When Jesus faced questions, he cited Scripture
Even in antiquity, the wisdom of the past was the best hedge against modern-day foolishness.
Genesis 1:27: “God created man in his own image; in the image of God he created him; male and female he created them.”
Before there was an apple or a serpent or a Fall, there was God’s vision for creation.
Male and female, he created them. If people are “assigned” a sex, it’s understood God made that assignment. You are who God made you, and that’s a blessing.
Last week the question that gripped America was: “What is a woman?”
For this, we were told to consult a biologist.
That no easy answer came was stunning.
There’s what we know, and what we can say and survive politically. The simplest of questions laid bare the conflict between the two.
The world will take the tongue from our mouth, if we let it.
Jesus faced similar questions from the Pharisees. All the time. Seemingly at every turn.
We are supposed to think of the Pharisees as bad guys; what else could someone be, who challenges The Reason For The Season?
But in their questions, they were more like gadflies. Their peppering of skepticism made Jesus better, and offered him a forum. Their dramatic presence gave Jesus a foil to contrast against, and built sympathy for his character.
Questions and answers. ‘Haven’t you read?’
“Questions and answers are the sound of thought happening.” — Ward Farnsworth, “The Socratic Method: A Practitioner’s Handbook”
Questions move us and challenge us in ways opinions do not.
As Farnsworth writes, “People routinely say things that they don’t really believe, or wouldn’t believe if they thought longer about it.”
“A large share of the Socratic struggle,” he continues, “is to separate claims from rooting interests.”
Matthew 19:3 tells us that “some Pharisees came to test” Jesus when he visited Judea.
“Is it lawful for a man to divorce his wife for any and every reason?” the Pharisees asked.
Jesus responds: “Haven’t you read that at the beginning the Creator ‘made them male and female,’ and said ‘For this reason a man will leave his father and mother and be united to his wife, and the two will become one flesh?’ So they are no longer two, but one.

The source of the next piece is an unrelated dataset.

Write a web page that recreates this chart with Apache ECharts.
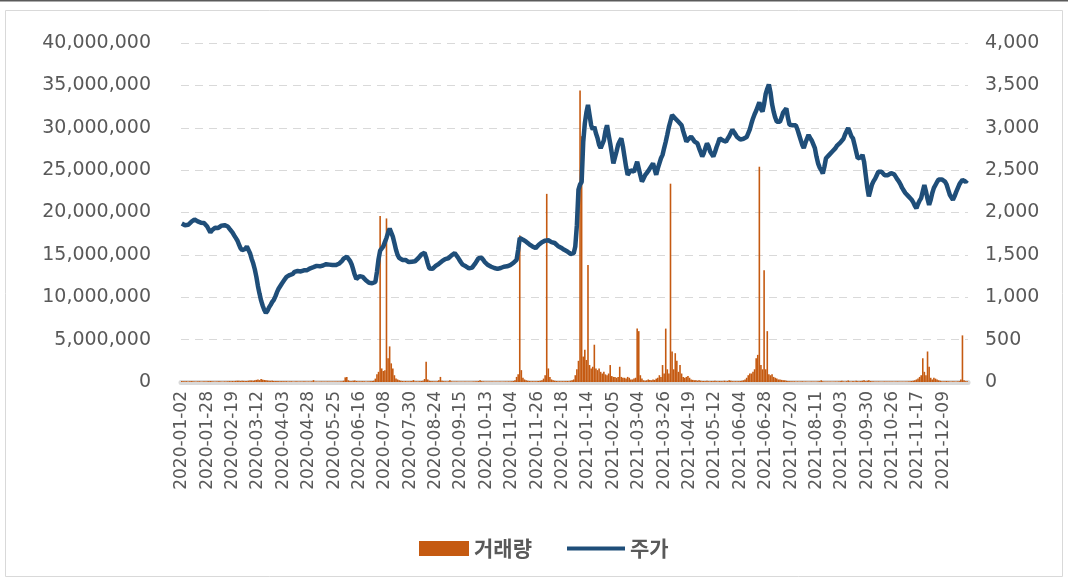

Therefore what God has joined together, let man not separate.”
“Haven’t you read?” is Jesus flipping the question to his accusers.
Because if they had read, they’d know God’s vision for union, as laid out in the Creation story. Nothing — not a serpent, an eviction, or the murder of one child by another — could drive Adam and Eve apart.

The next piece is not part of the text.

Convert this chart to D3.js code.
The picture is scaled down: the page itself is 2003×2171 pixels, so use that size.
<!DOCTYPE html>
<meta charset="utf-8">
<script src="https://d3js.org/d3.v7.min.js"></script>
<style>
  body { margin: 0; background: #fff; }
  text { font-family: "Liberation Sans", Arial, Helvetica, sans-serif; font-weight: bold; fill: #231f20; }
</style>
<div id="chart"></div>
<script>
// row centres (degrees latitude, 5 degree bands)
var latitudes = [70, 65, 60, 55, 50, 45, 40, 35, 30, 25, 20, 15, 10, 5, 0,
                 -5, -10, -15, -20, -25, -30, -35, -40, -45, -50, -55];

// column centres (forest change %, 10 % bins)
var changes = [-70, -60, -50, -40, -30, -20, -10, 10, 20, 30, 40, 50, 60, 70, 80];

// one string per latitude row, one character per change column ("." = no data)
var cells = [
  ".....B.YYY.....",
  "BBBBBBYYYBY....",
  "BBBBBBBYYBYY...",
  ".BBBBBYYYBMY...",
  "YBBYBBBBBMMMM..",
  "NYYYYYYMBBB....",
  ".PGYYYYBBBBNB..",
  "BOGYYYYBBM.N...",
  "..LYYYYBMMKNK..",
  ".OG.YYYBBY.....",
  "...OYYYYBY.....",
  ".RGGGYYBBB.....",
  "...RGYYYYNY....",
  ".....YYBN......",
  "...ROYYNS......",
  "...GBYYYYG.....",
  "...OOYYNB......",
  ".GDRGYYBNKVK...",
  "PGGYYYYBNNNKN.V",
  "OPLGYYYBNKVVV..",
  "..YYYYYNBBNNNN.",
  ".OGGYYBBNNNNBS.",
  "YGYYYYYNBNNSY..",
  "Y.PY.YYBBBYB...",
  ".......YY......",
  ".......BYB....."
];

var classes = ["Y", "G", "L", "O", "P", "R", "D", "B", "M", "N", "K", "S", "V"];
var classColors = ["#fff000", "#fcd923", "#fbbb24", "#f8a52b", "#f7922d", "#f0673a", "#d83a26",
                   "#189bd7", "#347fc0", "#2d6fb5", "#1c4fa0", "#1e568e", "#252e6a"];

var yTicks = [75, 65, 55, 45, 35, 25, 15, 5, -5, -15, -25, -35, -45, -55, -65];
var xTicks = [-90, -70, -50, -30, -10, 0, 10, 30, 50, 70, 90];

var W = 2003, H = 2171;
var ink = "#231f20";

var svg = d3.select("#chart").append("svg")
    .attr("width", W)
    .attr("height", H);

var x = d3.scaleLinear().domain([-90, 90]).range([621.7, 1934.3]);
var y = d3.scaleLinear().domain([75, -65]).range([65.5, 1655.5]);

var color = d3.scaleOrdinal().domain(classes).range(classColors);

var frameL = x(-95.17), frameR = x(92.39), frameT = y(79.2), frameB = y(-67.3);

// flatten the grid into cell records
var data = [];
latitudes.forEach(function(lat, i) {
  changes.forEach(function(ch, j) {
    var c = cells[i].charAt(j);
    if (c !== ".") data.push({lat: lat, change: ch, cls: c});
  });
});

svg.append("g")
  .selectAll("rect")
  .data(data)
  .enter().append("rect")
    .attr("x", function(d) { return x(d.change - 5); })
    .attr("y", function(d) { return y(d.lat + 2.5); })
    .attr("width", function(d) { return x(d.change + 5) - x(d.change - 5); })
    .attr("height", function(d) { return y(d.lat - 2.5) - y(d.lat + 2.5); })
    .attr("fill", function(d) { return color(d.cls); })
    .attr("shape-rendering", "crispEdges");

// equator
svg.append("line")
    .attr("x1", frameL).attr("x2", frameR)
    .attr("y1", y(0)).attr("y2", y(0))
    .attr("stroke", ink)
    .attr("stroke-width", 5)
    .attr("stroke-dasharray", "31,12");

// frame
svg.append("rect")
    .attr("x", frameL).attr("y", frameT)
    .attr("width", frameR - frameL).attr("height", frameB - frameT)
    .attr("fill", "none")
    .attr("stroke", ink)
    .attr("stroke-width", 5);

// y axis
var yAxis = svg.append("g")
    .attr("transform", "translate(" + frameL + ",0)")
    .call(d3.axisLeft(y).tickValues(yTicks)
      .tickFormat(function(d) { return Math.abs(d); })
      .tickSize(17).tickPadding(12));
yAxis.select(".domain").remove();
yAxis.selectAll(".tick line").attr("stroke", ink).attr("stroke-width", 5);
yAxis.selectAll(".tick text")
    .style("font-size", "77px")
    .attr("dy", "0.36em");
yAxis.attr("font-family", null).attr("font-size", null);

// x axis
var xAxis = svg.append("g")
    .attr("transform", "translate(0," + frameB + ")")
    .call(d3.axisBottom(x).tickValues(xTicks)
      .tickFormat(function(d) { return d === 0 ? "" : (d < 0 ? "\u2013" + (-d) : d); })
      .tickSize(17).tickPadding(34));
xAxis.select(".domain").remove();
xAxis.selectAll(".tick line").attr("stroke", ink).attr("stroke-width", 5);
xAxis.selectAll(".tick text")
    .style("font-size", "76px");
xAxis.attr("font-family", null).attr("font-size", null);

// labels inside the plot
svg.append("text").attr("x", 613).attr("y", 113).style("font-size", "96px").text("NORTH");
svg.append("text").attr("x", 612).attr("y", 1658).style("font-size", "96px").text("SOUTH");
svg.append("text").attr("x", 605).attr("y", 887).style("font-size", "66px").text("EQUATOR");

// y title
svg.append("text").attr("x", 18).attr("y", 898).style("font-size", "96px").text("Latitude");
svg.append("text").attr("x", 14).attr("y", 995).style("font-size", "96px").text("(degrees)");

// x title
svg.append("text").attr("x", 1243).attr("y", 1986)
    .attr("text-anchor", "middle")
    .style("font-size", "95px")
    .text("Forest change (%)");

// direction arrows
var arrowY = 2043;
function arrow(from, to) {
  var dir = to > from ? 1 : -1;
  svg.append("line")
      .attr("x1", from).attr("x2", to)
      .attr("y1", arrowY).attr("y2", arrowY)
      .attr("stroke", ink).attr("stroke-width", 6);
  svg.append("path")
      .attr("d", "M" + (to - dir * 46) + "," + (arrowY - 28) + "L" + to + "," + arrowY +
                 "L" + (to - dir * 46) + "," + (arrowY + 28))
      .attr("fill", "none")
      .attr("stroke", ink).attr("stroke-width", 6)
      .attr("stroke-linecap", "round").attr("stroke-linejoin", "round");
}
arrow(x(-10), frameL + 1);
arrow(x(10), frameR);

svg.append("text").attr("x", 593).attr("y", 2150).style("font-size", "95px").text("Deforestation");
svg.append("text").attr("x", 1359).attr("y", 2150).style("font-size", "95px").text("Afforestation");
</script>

The Creation vision is that our relationships be similarly anti-fragile.
Reality doesn’t always comply. The devils asks ask: Well, then why did Moses allow for divorce? (Editor’s note: the original version mistakenly quoted the Pharisees).
In Matthew 4:8, Jesus responds: “…because your hearts were hard. But it was not this way from the beginning.”
He says that outside of a divorce for “marital unfaithfulness,” a person who divorced and remarries has committed adultery.
The Seventh Commandment, from Exodus 20:14, rings out so loud Jesus doesn’t even feel a need to cite it.
“Haven’t you read?” had another value. It was Jesus testing whether they were talking about the same thing.
Because if we’re not, and it’s not a Biblical worldview you’re after, maybe we shouldn’t be talking. Jesus was putting a price on his attention, and challenging the Pharisees’ intentions.
Today we call Genesis part of the Old Testament. Jesus knew it as Scripture. And when pressed, it was Scripture he looked to for answers.
Not himself. Not contemporary “experts,” so as to outsource his thinking. But the wisdom of the ancients. Even in antiquity, the wisdom of the past was the best hedge against modern-day foolishness.
The Pharisees weren’t just testing Jesus’s grasp of the word, but his relation to it.
Would he take their bait, out of foolish pride? In Matthew 4:6, the Pharisees dare Jesus to throw himself down from the highest point in the Temple.
If he is what he claimed to be, then angels would save him.
Jesus again cites Scripture, this time Deuteronomy 8:3: “Do not put the Lord to the test.”
Creating boulders too heavy to lift, all to satisfy man’s bored curiosity, was not the best use of God’s gift, or his time.
This week we rediscovered the power of the question. What will you do with this information?
What answers do you seek, and who has them?